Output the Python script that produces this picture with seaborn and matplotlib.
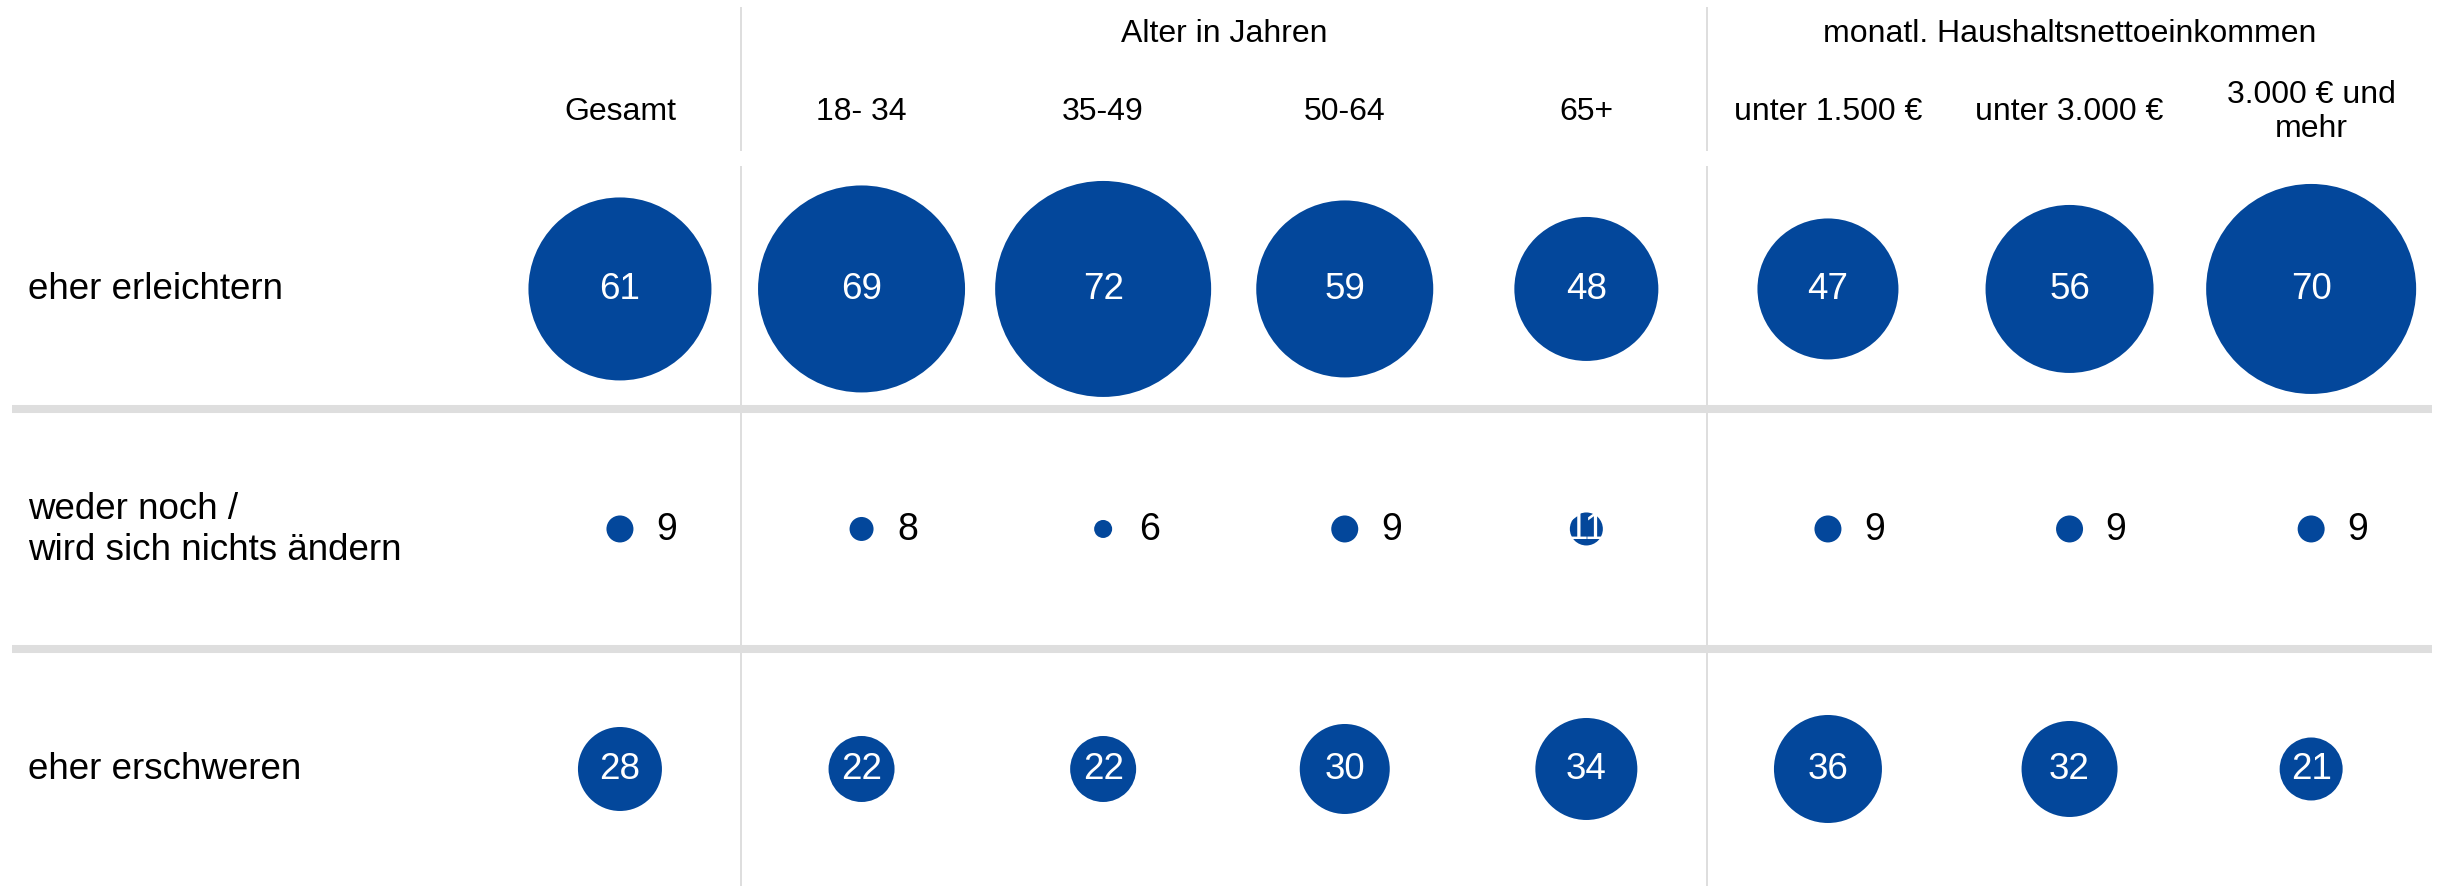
import numpy as np
import pandas as pd
import matplotlib
matplotlib.use("Agg")
import matplotlib.pyplot as plt
import seaborn as sns

sns.set_theme(style="white")
plt.rcParams["font.family"] = ["Liberation Sans", "DejaVu Sans"]
plt.rcParams["text.color"] = "black"

# Data
groups = ["Gesamt", "18- 34", "35-49", "50-64", "65+",
          "unter 1.500 €", "unter 3.000 €", "3.000 € und\nmehr"]
answers = ["eher erleichtern", "weder noch /\nwird sich nichts ändern", "eher erschweren"]
erleichtern = [61, 69, 72, 59, 48, 47, 56, 70]
weder_noch = [9, 8, 6, 9, 11, 9, 9, 9]
erschweren = [28, 22, 22, 30, 34, 36, 32, 21]
header_groups = ["Alter in Jahren", "monatl. Haushaltsnettoeinkommen"]
header_spans = [(1, 4), (5, 7)]

blue = "#03479b"
grid_grey = "#dedede"
dpi = 100

df = pd.DataFrame({
    "group": groups * 3,
    "answer": [answers[0]] * 8 + [answers[1]] * 8 + [answers[2]] * 8,
    "value": erleichtern + weder_noch + erschweren,
})

# bubble diameter is proportional to the value (3 px per percentage point)
px_per_unit = 3.0
size_map = {v: (px_per_unit * v * 72 / dpi) ** 2 for v in df["value"].unique()}

fig = plt.figure(figsize=(24.45, 8.87), dpi=dpi)
ax = fig.add_axes([0, 0, 1, 1])

sns.scatterplot(data=df, x="group", y="answer", size="value", sizes=size_map,
                color=blue, linewidth=0, legend=False, ax=ax, zorder=3)

ax.set_xlim(-2.566, 7.554)
ax.set_ylim(2.4875, -1.208)
ax.axis("off")

# value labels
for _, r in df.iterrows():
    xi = groups.index(r["group"])
    yi = answers.index(r["answer"])
    if r["value"] >= 10:
        ax.text(xi, yi, f"{r['value']}", color="white", ha="center", va="center",
                fontsize=26.5, zorder=4)
    else:
        ax.annotate(f"{r['value']}", xy=(xi, yi), xytext=(26, 0), textcoords="offset points",
                    ha="left", va="center", fontsize=27, color="black", zorder=4)

# row labels
for yi, lab in enumerate(answers):
    ax.text(-2.45, yi, lab, ha="left", va="center", fontsize=26.5, linespacing=1.25)

# column labels
for xi, lab in enumerate(groups):
    ax.text(xi, -0.742, lab, ha="center", va="center", fontsize=23,
            multialignment="center", linespacing=1.2)

# group headers
for lab, (a, b) in zip(header_groups, header_spans):
    ax.text((a + b) / 2, -1.067, lab, ha="center", va="center", fontsize=23)

# separators
for y in [0.5, 1.5]:
    ax.hlines(y, -2.517, 7.5, color=grid_grey, lw=5.8, zorder=1)
for x in [0.5, 4.5]:
    ax.vlines(x, -1.175, -0.575, color=grid_grey, lw=1.4, zorder=1)
    ax.vlines(x, -0.512, 2.49, color=grid_grey, lw=1.4, zorder=1)

fig.savefig("out.png", dpi=dpi)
○ ○ ○ ○
→ **WHAT THE TASK REQUIRES**
Print the data above verbatim from the first line through the line holding "import seaborn as sns", leaving every picture out.

→ **REPLY TO THE EXERCISE**
Output the Python script that produces this picture with seaborn and matplotlib.
import numpy as np
import pandas as pd
import matplotlib
matplotlib.use("Agg")
import matplotlib.pyplot as plt
import seaborn as sns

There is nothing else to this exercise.